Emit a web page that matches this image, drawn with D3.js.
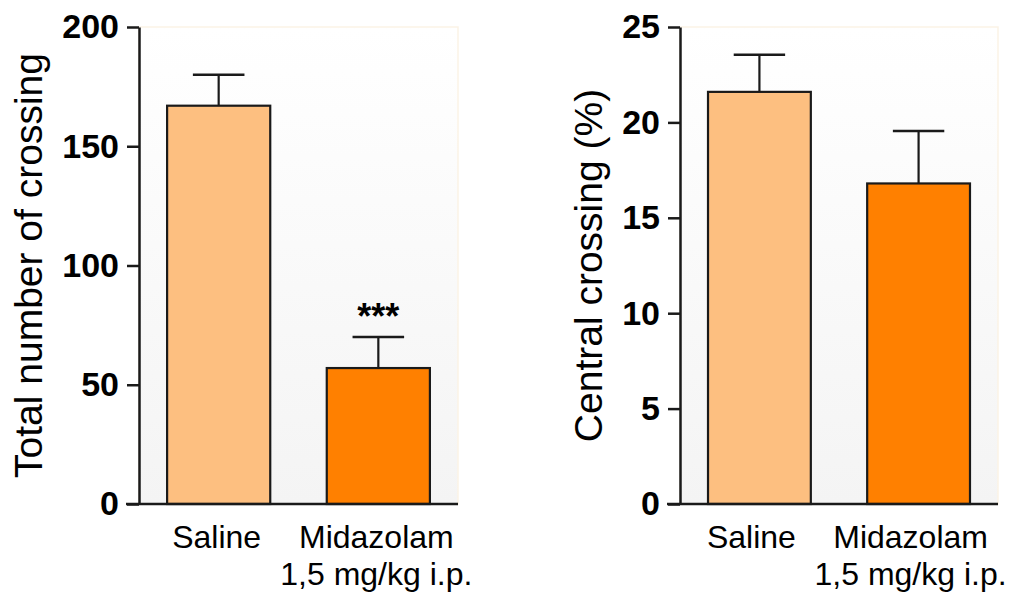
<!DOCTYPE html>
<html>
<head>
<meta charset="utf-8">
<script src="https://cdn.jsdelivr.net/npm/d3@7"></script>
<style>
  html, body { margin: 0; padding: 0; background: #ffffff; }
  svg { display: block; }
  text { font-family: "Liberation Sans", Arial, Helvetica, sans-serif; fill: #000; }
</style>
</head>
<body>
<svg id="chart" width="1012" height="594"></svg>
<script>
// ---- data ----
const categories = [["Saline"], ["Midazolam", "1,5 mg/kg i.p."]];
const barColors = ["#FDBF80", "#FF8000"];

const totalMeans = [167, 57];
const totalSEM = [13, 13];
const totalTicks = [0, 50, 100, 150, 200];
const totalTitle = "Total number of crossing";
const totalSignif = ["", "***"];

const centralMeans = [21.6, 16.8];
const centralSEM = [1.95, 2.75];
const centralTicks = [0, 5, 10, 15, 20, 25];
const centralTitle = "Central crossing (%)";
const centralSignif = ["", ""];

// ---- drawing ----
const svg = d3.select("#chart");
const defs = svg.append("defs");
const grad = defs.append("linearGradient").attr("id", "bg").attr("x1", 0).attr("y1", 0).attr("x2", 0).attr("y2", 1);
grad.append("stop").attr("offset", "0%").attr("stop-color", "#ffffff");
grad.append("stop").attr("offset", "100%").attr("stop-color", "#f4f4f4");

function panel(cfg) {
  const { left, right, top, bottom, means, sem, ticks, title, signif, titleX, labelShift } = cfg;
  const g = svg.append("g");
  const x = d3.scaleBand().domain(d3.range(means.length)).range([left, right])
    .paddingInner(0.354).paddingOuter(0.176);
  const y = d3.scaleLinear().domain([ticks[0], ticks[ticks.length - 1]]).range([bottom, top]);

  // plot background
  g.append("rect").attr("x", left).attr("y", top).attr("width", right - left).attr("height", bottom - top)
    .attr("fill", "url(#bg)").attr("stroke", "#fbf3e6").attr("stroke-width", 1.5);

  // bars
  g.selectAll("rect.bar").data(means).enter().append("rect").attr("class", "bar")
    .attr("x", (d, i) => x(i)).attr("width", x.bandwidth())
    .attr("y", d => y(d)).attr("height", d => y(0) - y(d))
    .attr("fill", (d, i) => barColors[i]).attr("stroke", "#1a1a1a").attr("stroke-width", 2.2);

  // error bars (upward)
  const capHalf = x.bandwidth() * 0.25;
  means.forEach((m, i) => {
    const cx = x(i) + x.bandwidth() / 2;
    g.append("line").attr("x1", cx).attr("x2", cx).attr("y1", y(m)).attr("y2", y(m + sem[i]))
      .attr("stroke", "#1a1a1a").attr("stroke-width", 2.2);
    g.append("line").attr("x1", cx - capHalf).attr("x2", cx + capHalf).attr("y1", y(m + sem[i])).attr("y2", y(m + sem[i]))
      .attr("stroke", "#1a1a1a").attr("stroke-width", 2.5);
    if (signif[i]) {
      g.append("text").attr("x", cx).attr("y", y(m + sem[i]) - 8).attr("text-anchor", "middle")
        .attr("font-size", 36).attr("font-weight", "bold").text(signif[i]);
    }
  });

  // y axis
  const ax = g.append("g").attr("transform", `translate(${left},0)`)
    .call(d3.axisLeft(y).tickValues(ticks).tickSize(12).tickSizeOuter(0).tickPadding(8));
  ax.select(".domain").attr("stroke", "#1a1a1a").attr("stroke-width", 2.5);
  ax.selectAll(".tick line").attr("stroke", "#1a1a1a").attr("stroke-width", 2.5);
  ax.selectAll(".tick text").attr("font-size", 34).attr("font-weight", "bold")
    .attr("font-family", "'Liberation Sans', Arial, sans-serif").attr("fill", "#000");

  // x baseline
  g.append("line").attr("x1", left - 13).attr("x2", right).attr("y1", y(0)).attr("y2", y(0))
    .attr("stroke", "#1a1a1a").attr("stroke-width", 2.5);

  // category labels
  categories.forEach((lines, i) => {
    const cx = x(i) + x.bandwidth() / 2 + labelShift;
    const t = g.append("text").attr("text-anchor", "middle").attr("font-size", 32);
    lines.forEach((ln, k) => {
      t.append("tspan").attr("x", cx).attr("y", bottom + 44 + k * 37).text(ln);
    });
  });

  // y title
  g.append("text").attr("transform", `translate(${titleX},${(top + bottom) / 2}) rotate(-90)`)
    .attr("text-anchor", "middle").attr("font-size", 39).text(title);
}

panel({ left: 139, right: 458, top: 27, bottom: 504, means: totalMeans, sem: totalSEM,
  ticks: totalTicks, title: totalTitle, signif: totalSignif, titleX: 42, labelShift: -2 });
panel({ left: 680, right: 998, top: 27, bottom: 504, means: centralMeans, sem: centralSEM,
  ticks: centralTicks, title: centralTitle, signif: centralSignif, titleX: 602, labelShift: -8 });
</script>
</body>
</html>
___
WHAT YOU WILL DO: Copy all the data exactly as written, but skip any picture.

REPLY TO THE EXERCISE:
Emit a web page that matches this image, drawn with D3.js.
<!DOCTYPE html>
<html>
<head>
<meta charset="utf-8">
<script src="https://cdn.jsdelivr.net/npm/d3@7"></script>
<style>
  html, body { margin: 0; padding: 0; background: #ffffff; }
  svg { display: block; }
  text { font-family: "Liberation Sans", Arial, Helvetica, sans-serif; fill: #000; }
</style>
</head>
<body>
<svg id="chart" width="1012" height="594"></svg>
<script>
// ---- data ----
const categories = [["Saline"], ["Midazolam", "1,5 mg/kg i.p."]];
const barColors = ["#FDBF80", "#FF8000"];

const totalMeans = [167, 57];
const totalSEM = [13, 13];
const totalTicks = [0, 50, 100, 150, 200];
const totalTitle = "Total number of crossing";
const totalSignif = ["", "***"];

const centralMeans = [21.6, 16.8];
const centralSEM = [1.95, 2.75];
const centralTicks = [0, 5, 10, 15, 20, 25];
const centralTitle = "Central crossing (%)";
const centralSignif = ["", ""];

// ---- drawing ----
const svg = d3.select("#chart");
const defs = svg.append("defs");
const grad = defs.append("linearGradient").attr("id", "bg").attr("x1", 0).attr("y1", 0).attr("x2", 0).attr("y2", 1);
grad.append("stop").attr("offset", "0%").attr("stop-color", "#ffffff");
grad.append("stop").attr("offset", "100%").attr("stop-color", "#f4f4f4");

function panel(cfg) {
  const { left, right, top, bottom, means, sem, ticks, title, signif, titleX, labelShift } = cfg;
  const g = svg.append("g");
  const x = d3.scaleBand().domain(d3.range(means.length)).range([left, right])
    .paddingInner(0.354).paddingOuter(0.176);
  const y = d3.scaleLinear().domain([ticks[0], ticks[ticks.length - 1]]).range([bottom, top]);

  // plot background
  g.append("rect").attr("x", left).attr("y", top).attr("width", right - left).attr("height", bottom - top)
    .attr("fill", "url(#bg)").attr("stroke", "#fbf3e6").attr("stroke-width", 1.5);

  // bars
  g.selectAll("rect.bar").data(means).enter().append("rect").attr("class", "bar")
    .attr("x", (d, i) => x(i)).attr("width", x.bandwidth())
    .attr("y", d => y(d)).attr("height", d => y(0) - y(d))
    .attr("fill", (d, i) => barColors[i]).attr("stroke", "#1a1a1a").attr("stroke-width", 2.2);

  // error bars (upward)
  const capHalf = x.bandwidth() * 0.25;
  means.forEach((m, i) => {
    const cx = x(i) + x.bandwidth() / 2;
    g.append("line").attr("x1", cx).attr("x2", cx).attr("y1", y(m)).attr("y2", y(m + sem[i]))
      .attr("stroke", "#1a1a1a").attr("stroke-width", 2.2);
    g.append("line").attr("x1", cx - capHalf).attr("x2", cx + capHalf).attr("y1", y(m + sem[i])).attr("y2", y(m + sem[i]))
      .attr("stroke", "#1a1a1a").attr("stroke-width", 2.5);
    if (signif[i]) {
      g.append("text").attr("x", cx).attr("y", y(m + sem[i]) - 8).attr("text-anchor", "middle")
        .attr("font-size", 36).attr("font-weight", "bold").text(signif[i]);
    }
  });

  // y axis
  const ax = g.append("g").attr("transform", `translate(${left},0)`)
    .call(d3.axisLeft(y).tickValues(ticks).tickSize(12).tickSizeOuter(0).tickPadding(8));
  ax.select(".domain").attr("stroke", "#1a1a1a").attr("stroke-width", 2.5);
  ax.selectAll(".tick line").attr("stroke", "#1a1a1a").attr("stroke-width", 2.5);
  ax.selectAll(".tick text").attr("font-size", 34).attr("font-weight", "bold")
    .attr("font-family", "'Liberation Sans', Arial, sans-serif").attr("fill", "#000");

  // x baseline
  g.append("line").attr("x1", left - 13).attr("x2", right).attr("y1", y(0)).attr("y2", y(0))
    .attr("stroke", "#1a1a1a").attr("stroke-width", 2.5);

  // category labels
  categories.forEach((lines, i) => {
    const cx = x(i) + x.bandwidth() / 2 + labelShift;
    const t = g.append("text").attr("text-anchor", "middle").attr("font-size", 32);
    lines.forEach((ln, k) => {
      t.append("tspan").attr("x", cx).attr("y", bottom + 44 + k * 37).text(ln);
    });
  });

  // y title
  g.append("text").attr("transform", `translate(${titleX},${(top + bottom) / 2}) rotate(-90)`)
    .attr("text-anchor", "middle").attr("font-size", 39).text(title);
}

panel({ left: 139, right: 458, top: 27, bottom: 504, means: totalMeans, sem: totalSEM,
  ticks: totalTicks, title: totalTitle, signif: totalSignif, titleX: 42, labelShift: -2 });
panel({ left: 680, right: 998, top: 27, bottom: 504, means: centralMeans, sem: centralSEM,
  ticks: centralTicks, title: centralTitle, signif: centralSignif, titleX: 602, labelShift: -8 });
</script>
</body>
</html>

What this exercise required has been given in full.